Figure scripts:
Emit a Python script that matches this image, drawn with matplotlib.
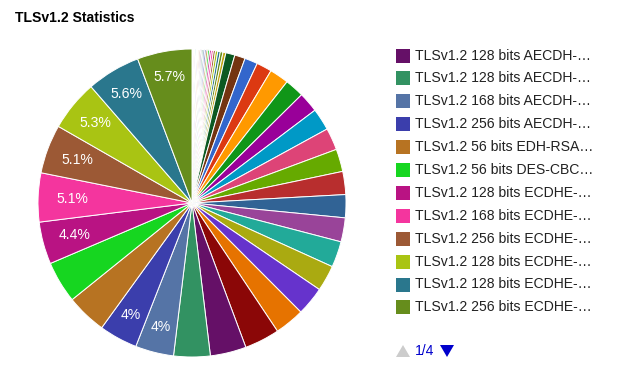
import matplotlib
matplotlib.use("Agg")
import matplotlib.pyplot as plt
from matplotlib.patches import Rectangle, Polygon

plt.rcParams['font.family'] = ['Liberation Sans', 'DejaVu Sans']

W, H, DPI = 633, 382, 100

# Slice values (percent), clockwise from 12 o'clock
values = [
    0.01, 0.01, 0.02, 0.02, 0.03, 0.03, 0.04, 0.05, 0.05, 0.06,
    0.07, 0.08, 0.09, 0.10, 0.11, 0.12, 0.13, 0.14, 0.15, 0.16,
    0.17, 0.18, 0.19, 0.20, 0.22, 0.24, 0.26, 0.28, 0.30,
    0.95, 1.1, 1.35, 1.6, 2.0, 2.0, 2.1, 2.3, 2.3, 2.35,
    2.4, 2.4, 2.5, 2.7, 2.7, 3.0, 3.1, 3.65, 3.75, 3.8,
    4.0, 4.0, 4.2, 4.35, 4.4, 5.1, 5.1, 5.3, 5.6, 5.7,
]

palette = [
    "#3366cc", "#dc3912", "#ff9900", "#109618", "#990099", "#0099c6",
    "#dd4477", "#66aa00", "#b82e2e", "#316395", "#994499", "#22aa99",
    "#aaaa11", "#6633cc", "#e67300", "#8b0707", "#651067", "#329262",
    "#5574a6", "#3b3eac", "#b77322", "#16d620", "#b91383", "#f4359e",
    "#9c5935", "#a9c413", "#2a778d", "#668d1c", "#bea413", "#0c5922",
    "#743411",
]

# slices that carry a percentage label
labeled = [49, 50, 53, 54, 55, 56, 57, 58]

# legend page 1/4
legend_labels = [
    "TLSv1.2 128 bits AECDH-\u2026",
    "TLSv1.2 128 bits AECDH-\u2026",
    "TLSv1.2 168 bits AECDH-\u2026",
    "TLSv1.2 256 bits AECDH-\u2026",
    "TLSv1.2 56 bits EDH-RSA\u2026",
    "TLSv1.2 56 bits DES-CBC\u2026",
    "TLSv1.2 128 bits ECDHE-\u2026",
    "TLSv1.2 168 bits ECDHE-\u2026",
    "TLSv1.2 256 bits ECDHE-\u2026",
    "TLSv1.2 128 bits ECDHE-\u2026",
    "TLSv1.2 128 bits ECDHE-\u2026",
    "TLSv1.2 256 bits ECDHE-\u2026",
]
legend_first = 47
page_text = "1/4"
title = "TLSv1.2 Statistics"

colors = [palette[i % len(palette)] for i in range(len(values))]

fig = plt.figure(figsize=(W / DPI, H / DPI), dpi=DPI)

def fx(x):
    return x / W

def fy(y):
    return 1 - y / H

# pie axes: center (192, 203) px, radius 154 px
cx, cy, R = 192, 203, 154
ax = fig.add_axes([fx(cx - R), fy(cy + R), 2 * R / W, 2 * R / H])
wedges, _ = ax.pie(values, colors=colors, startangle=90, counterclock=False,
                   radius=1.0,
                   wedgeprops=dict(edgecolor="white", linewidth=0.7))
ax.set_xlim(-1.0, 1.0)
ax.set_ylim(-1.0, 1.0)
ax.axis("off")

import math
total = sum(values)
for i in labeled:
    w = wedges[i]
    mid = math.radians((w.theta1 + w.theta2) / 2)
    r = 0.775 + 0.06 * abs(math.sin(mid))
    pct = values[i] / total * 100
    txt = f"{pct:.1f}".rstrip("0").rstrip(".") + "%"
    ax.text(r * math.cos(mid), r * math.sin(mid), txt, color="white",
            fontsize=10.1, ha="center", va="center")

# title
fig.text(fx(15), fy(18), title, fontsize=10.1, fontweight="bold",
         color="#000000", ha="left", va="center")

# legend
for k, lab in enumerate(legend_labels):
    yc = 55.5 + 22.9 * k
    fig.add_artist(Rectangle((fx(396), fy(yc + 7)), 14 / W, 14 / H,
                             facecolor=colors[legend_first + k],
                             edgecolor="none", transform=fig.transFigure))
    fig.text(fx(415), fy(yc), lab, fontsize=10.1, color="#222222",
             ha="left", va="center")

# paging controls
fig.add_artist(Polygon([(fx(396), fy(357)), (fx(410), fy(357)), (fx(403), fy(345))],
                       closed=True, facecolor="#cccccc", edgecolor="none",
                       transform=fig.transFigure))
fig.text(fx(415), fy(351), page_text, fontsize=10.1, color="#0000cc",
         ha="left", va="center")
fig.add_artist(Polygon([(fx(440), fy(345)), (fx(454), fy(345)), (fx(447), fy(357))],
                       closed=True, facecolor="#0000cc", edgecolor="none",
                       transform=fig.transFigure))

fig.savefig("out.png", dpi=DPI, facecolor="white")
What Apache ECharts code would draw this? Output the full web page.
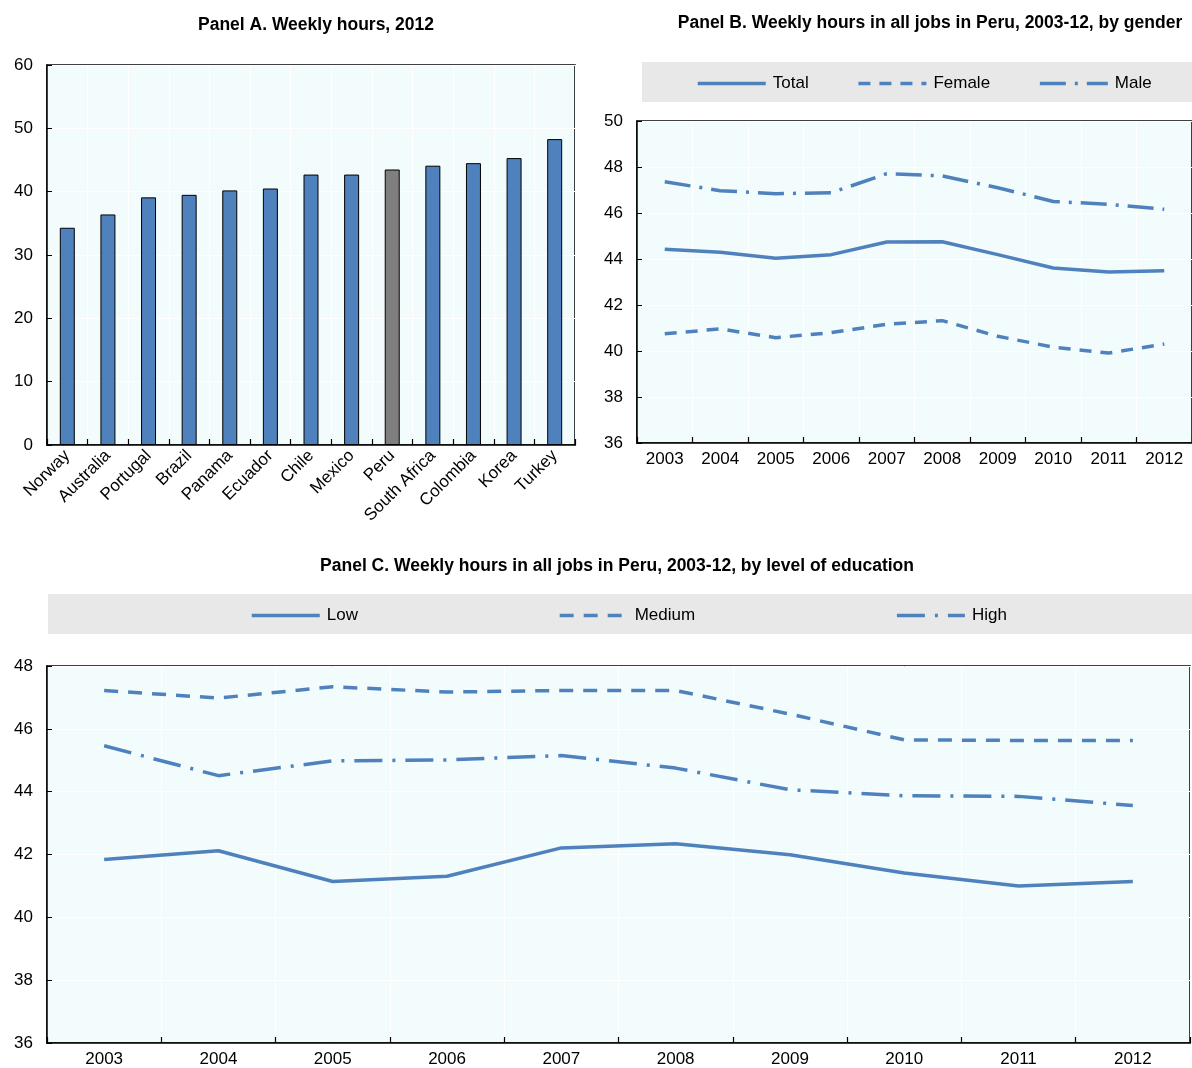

*The request:* Repeat the data exactly, excluding the pictures.

*Task response:*
Emit a Python script that matches this image, drawn with matplotlib.
import matplotlib
matplotlib.use("Agg")
import matplotlib.pyplot as plt
from matplotlib.patches import Rectangle, Polygon

plt.rcParams['font.family'] = ['Liberation Sans', 'DejaVu Sans']

W, H, DPI = 633, 382, 100

# Slice values (percent), clockwise from 12 o'clock
values = [
    0.01, 0.01, 0.02, 0.02, 0.03, 0.03, 0.04, 0.05, 0.05, 0.06,
    0.07, 0.08, 0.09, 0.10, 0.11, 0.12, 0.13, 0.14, 0.15, 0.16,
    0.17, 0.18, 0.19, 0.20, 0.22, 0.24, 0.26, 0.28, 0.30,
    0.95, 1.1, 1.35, 1.6, 2.0, 2.0, 2.1, 2.3, 2.3, 2.35,
    2.4, 2.4, 2.5, 2.7, 2.7, 3.0, 3.1, 3.65, 3.75, 3.8,
    4.0, 4.0, 4.2, 4.35, 4.4, 5.1, 5.1, 5.3, 5.6, 5.7,
]

palette = [
    "#3366cc", "#dc3912", "#ff9900", "#109618", "#990099", "#0099c6",
    "#dd4477", "#66aa00", "#b82e2e", "#316395", "#994499", "#22aa99",
    "#aaaa11", "#6633cc", "#e67300", "#8b0707", "#651067", "#329262",
    "#5574a6", "#3b3eac", "#b77322", "#16d620", "#b91383", "#f4359e",
    "#9c5935", "#a9c413", "#2a778d", "#668d1c", "#bea413", "#0c5922",
    "#743411",
]

# slices that carry a percentage label
labeled = [49, 50, 53, 54, 55, 56, 57, 58]

# legend page 1/4
legend_labels = [
    "TLSv1.2 128 bits AECDH-\u2026",
    "TLSv1.2 128 bits AECDH-\u2026",
    "TLSv1.2 168 bits AECDH-\u2026",
    "TLSv1.2 256 bits AECDH-\u2026",
    "TLSv1.2 56 bits EDH-RSA\u2026",
    "TLSv1.2 56 bits DES-CBC\u2026",
    "TLSv1.2 128 bits ECDHE-\u2026",
    "TLSv1.2 168 bits ECDHE-\u2026",
    "TLSv1.2 256 bits ECDHE-\u2026",
    "TLSv1.2 128 bits ECDHE-\u2026",
    "TLSv1.2 128 bits ECDHE-\u2026",
    "TLSv1.2 256 bits ECDHE-\u2026",
]
legend_first = 47
page_text = "1/4"
title = "TLSv1.2 Statistics"

colors = [palette[i % len(palette)] for i in range(len(values))]

fig = plt.figure(figsize=(W / DPI, H / DPI), dpi=DPI)

def fx(x):
    return x / W

def fy(y):
    return 1 - y / H

# pie axes: center (192, 203) px, radius 154 px
cx, cy, R = 192, 203, 154
ax = fig.add_axes([fx(cx - R), fy(cy + R), 2 * R / W, 2 * R / H])
wedges, _ = ax.pie(values, colors=colors, startangle=90, counterclock=False,
                   radius=1.0,
                   wedgeprops=dict(edgecolor="white", linewidth=0.7))
ax.set_xlim(-1.0, 1.0)
ax.set_ylim(-1.0, 1.0)
ax.axis("off")

import math
total = sum(values)
for i in labeled:
    w = wedges[i]
    mid = math.radians((w.theta1 + w.theta2) / 2)
    r = 0.775 + 0.06 * abs(math.sin(mid))
    pct = values[i] / total * 100
    txt = f"{pct:.1f}".rstrip("0").rstrip(".") + "%"
    ax.text(r * math.cos(mid), r * math.sin(mid), txt, color="white",
            fontsize=10.1, ha="center", va="center")

# title
fig.text(fx(15), fy(18), title, fontsize=10.1, fontweight="bold",
         color="#000000", ha="left", va="center")

# legend
for k, lab in enumerate(legend_labels):
    yc = 55.5 + 22.9 * k
    fig.add_artist(Rectangle((fx(396), fy(yc + 7)), 14 / W, 14 / H,
                             facecolor=colors[legend_first + k],
                             edgecolor="none", transform=fig.transFigure))
    fig.text(fx(415), fy(yc), lab, fontsize=10.1, color="#222222",
             ha="left", va="center")

# paging controls
fig.add_artist(Polygon([(fx(396), fy(357)), (fx(410), fy(357)), (fx(403), fy(345))],
                       closed=True, facecolor="#cccccc", edgecolor="none",
                       transform=fig.transFigure))
fig.text(fx(415), fy(351), page_text, fontsize=10.1, color="#0000cc",
         ha="left", va="center")
fig.add_artist(Polygon([(fx(440), fy(345)), (fx(454), fy(345)), (fx(447), fy(357))],
                       closed=True, facecolor="#0000cc", edgecolor="none",
                       transform=fig.transFigure))

fig.savefig("out.png", dpi=DPI, facecolor="white")
What Apache ECharts code would draw this? Output the full web page.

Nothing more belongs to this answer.